[Supplied material]
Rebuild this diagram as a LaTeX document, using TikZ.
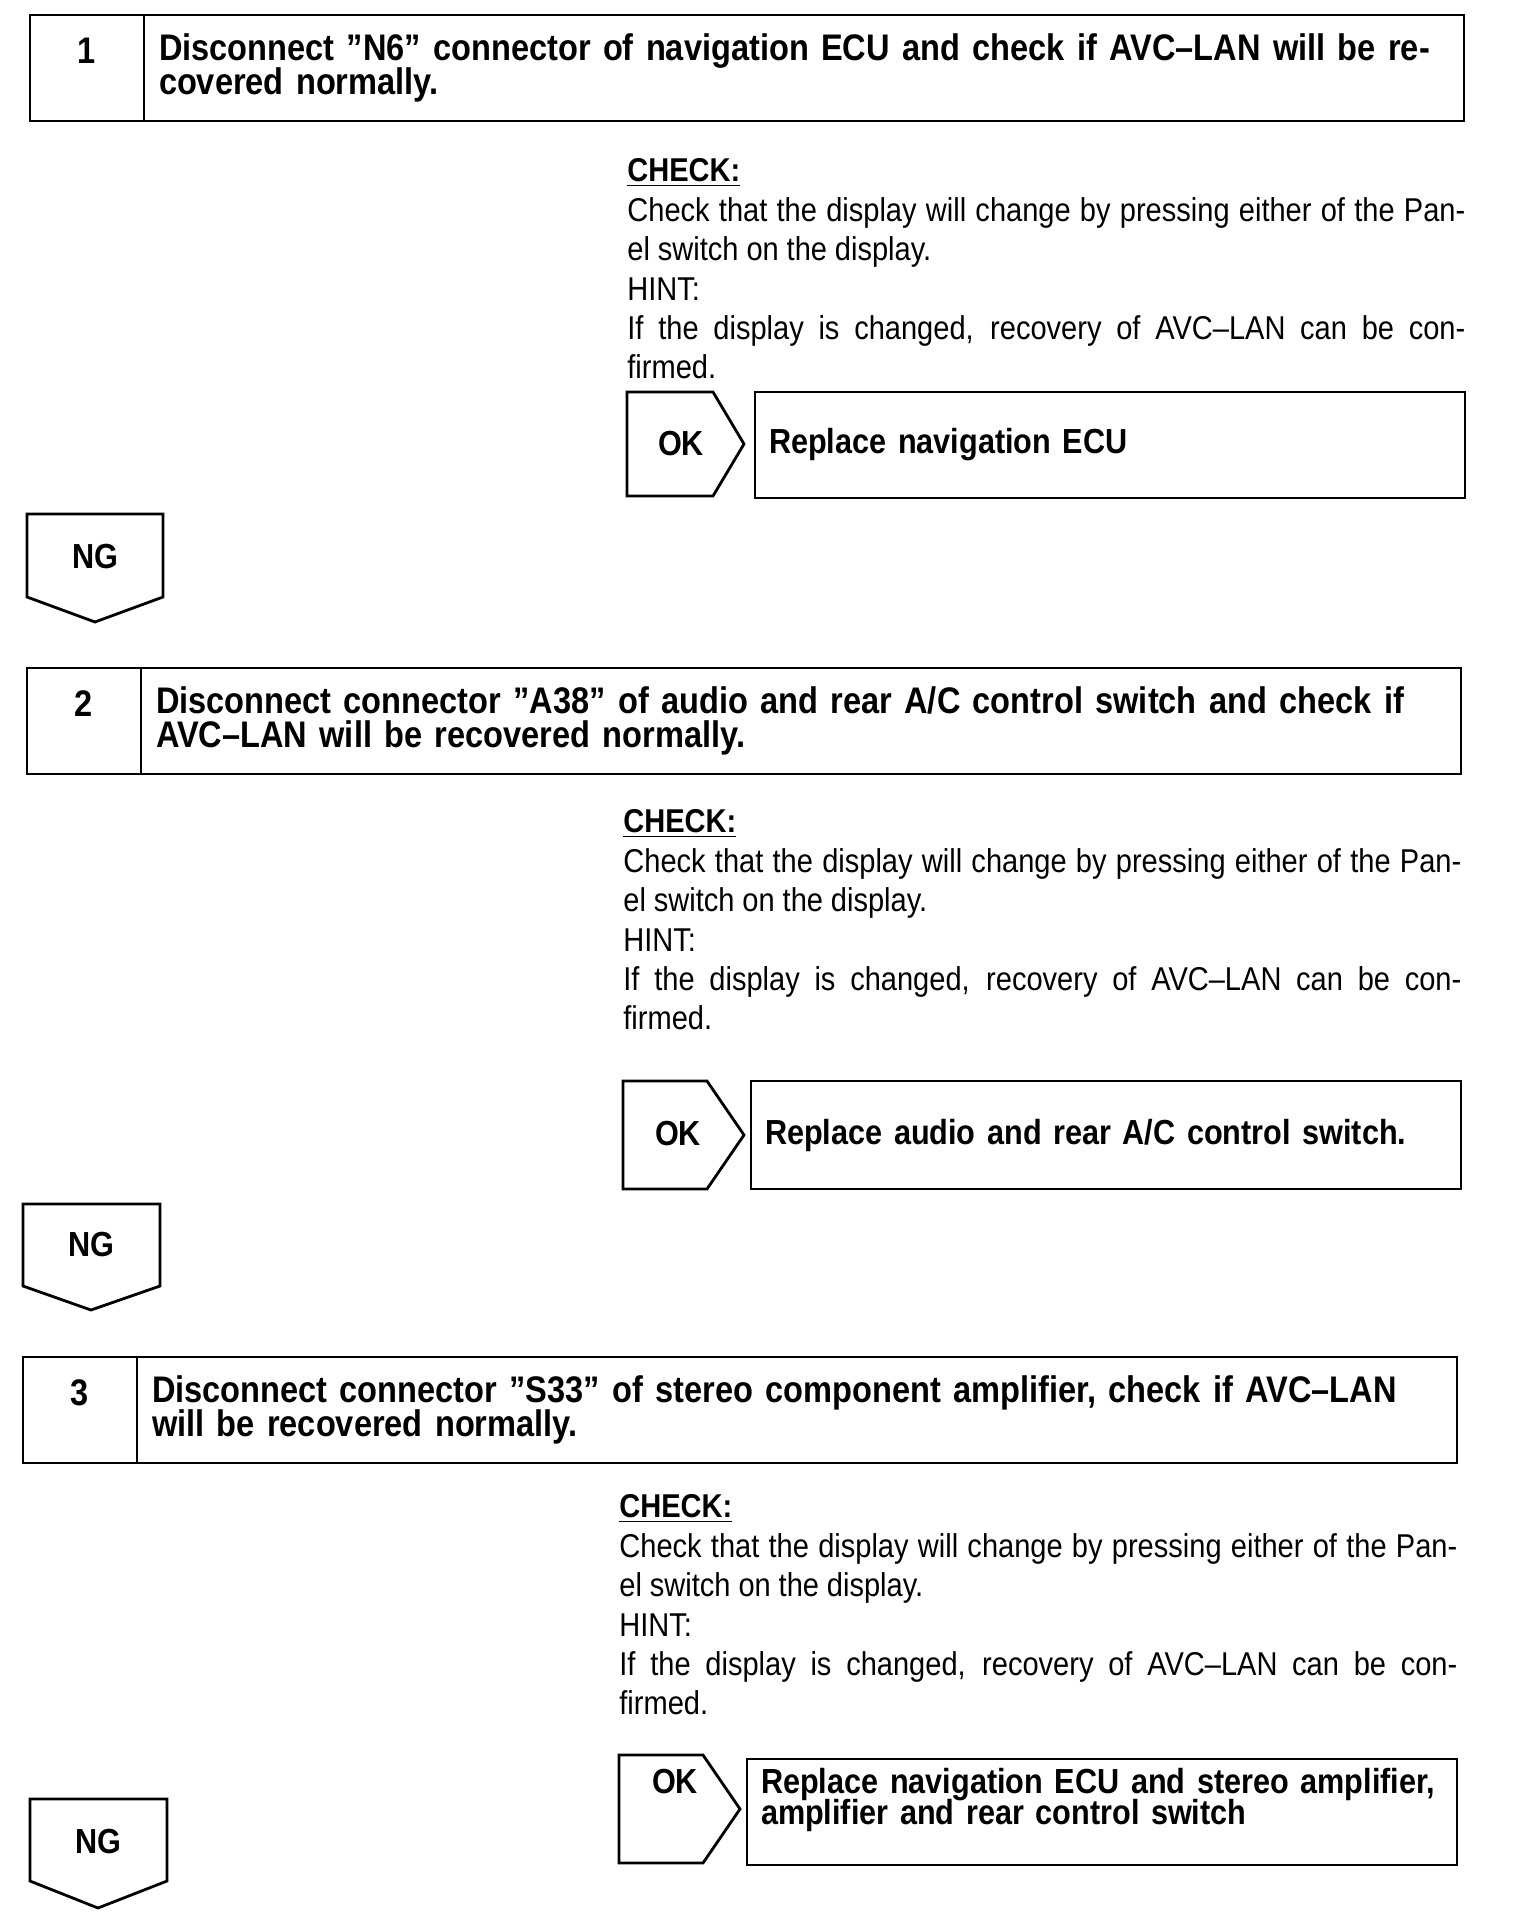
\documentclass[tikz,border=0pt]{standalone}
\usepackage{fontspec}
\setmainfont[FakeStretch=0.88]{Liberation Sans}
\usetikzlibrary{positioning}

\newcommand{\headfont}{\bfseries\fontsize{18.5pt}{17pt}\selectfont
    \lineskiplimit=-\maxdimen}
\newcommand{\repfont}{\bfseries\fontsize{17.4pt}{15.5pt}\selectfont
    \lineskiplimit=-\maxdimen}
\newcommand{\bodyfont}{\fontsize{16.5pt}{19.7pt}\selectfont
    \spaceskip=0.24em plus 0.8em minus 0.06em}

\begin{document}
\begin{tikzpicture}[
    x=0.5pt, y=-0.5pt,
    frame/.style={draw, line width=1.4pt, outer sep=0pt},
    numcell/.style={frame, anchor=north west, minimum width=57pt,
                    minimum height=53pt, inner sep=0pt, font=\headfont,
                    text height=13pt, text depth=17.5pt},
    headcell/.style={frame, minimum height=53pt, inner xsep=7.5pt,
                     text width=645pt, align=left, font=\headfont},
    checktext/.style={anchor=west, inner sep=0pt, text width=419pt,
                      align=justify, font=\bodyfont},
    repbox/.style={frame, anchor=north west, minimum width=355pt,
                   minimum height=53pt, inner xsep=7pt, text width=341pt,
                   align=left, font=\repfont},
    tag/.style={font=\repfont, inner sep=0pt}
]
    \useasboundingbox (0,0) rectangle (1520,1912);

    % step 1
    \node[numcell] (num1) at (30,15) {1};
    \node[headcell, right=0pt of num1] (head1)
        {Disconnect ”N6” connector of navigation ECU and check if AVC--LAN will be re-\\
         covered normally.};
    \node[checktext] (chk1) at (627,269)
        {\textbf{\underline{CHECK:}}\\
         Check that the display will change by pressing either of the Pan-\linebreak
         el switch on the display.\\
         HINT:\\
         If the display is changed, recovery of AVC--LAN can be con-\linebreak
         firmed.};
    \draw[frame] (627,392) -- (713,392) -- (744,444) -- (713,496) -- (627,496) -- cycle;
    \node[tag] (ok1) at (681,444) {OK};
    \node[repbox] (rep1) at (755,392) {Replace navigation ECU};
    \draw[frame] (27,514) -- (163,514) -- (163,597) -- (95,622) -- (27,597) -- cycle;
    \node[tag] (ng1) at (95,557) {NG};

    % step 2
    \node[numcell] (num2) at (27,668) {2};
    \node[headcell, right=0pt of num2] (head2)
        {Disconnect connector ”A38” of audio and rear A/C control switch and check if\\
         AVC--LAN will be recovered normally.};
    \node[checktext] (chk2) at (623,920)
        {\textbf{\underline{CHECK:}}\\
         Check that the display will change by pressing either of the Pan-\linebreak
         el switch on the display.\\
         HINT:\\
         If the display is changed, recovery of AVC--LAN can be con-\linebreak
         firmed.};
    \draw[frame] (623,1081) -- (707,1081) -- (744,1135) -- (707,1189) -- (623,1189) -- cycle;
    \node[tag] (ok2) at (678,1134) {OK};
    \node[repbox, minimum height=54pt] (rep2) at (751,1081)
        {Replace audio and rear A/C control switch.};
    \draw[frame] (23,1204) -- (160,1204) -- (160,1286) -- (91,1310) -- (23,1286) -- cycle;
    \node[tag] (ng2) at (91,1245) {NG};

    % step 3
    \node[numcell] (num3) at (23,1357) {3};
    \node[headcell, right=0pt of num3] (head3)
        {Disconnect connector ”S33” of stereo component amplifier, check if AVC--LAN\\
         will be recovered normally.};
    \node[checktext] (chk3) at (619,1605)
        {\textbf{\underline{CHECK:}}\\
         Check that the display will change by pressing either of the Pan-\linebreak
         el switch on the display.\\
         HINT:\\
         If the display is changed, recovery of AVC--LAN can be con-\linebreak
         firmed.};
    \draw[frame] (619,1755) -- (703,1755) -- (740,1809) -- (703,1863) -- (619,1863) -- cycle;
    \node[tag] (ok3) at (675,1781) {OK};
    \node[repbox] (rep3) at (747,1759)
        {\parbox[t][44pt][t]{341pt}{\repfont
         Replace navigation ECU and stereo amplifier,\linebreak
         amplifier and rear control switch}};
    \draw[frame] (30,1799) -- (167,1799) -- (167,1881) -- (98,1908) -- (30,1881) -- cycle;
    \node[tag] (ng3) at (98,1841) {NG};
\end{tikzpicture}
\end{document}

[Your task]
Without including any pictures, reproduce the listing exactly.

[The reply]
Rebuild this diagram as a LaTeX document, using TikZ.
\documentclass[tikz,border=0pt]{standalone}
\usepackage{fontspec}
\setmainfont[FakeStretch=0.88]{Liberation Sans}
\usetikzlibrary{positioning}

\newcommand{\headfont}{\bfseries\fontsize{18.5pt}{17pt}\selectfont
    \lineskiplimit=-\maxdimen}
\newcommand{\repfont}{\bfseries\fontsize{17.4pt}{15.5pt}\selectfont
    \lineskiplimit=-\maxdimen}
\newcommand{\bodyfont}{\fontsize{16.5pt}{19.7pt}\selectfont
    \spaceskip=0.24em plus 0.8em minus 0.06em}

\begin{document}
\begin{tikzpicture}[
    x=0.5pt, y=-0.5pt,
    frame/.style={draw, line width=1.4pt, outer sep=0pt},
    numcell/.style={frame, anchor=north west, minimum width=57pt,
                    minimum height=53pt, inner sep=0pt, font=\headfont,
                    text height=13pt, text depth=17.5pt},
    headcell/.style={frame, minimum height=53pt, inner xsep=7.5pt,
                     text width=645pt, align=left, font=\headfont},
    checktext/.style={anchor=west, inner sep=0pt, text width=419pt,
                      align=justify, font=\bodyfont},
    repbox/.style={frame, anchor=north west, minimum width=355pt,
                   minimum height=53pt, inner xsep=7pt, text width=341pt,
                   align=left, font=\repfont},
    tag/.style={font=\repfont, inner sep=0pt}
]
    \useasboundingbox (0,0) rectangle (1520,1912);

    % step 1
    \node[numcell] (num1) at (30,15) {1};
    \node[headcell, right=0pt of num1] (head1)
        {Disconnect ”N6” connector of navigation ECU and check if AVC--LAN will be re-\\
         covered normally.};
    \node[checktext] (chk1) at (627,269)
        {\textbf{\underline{CHECK:}}\\
         Check that the display will change by pressing either of the Pan-\linebreak
         el switch on the display.\\
         HINT:\\
         If the display is changed, recovery of AVC--LAN can be con-\linebreak
         firmed.};
    \draw[frame] (627,392) -- (713,392) -- (744,444) -- (713,496) -- (627,496) -- cycle;
    \node[tag] (ok1) at (681,444) {OK};
    \node[repbox] (rep1) at (755,392) {Replace navigation ECU};
    \draw[frame] (27,514) -- (163,514) -- (163,597) -- (95,622) -- (27,597) -- cycle;
    \node[tag] (ng1) at (95,557) {NG};

    % step 2
    \node[numcell] (num2) at (27,668) {2};
    \node[headcell, right=0pt of num2] (head2)
        {Disconnect connector ”A38” of audio and rear A/C control switch and check if\\
         AVC--LAN will be recovered normally.};
    \node[checktext] (chk2) at (623,920)
        {\textbf{\underline{CHECK:}}\\
         Check that the display will change by pressing either of the Pan-\linebreak
         el switch on the display.\\
         HINT:\\
         If the display is changed, recovery of AVC--LAN can be con-\linebreak
         firmed.};
    \draw[frame] (623,1081) -- (707,1081) -- (744,1135) -- (707,1189) -- (623,1189) -- cycle;
    \node[tag] (ok2) at (678,1134) {OK};
    \node[repbox, minimum height=54pt] (rep2) at (751,1081)
        {Replace audio and rear A/C control switch.};
    \draw[frame] (23,1204) -- (160,1204) -- (160,1286) -- (91,1310) -- (23,1286) -- cycle;
    \node[tag] (ng2) at (91,1245) {NG};

    % step 3
    \node[numcell] (num3) at (23,1357) {3};
    \node[headcell, right=0pt of num3] (head3)
        {Disconnect connector ”S33” of stereo component amplifier, check if AVC--LAN\\
         will be recovered normally.};
    \node[checktext] (chk3) at (619,1605)
        {\textbf{\underline{CHECK:}}\\
         Check that the display will change by pressing either of the Pan-\linebreak
         el switch on the display.\\
         HINT:\\
         If the display is changed, recovery of AVC--LAN can be con-\linebreak
         firmed.};
    \draw[frame] (619,1755) -- (703,1755) -- (740,1809) -- (703,1863) -- (619,1863) -- cycle;
    \node[tag] (ok3) at (675,1781) {OK};
    \node[repbox] (rep3) at (747,1759)
        {\parbox[t][44pt][t]{341pt}{\repfont
         Replace navigation ECU and stereo amplifier,\linebreak
         amplifier and rear control switch}};
    \draw[frame] (30,1799) -- (167,1799) -- (167,1881) -- (98,1908) -- (30,1881) -- cycle;
    \node[tag] (ng3) at (98,1841) {NG};
\end{tikzpicture}
\end{document}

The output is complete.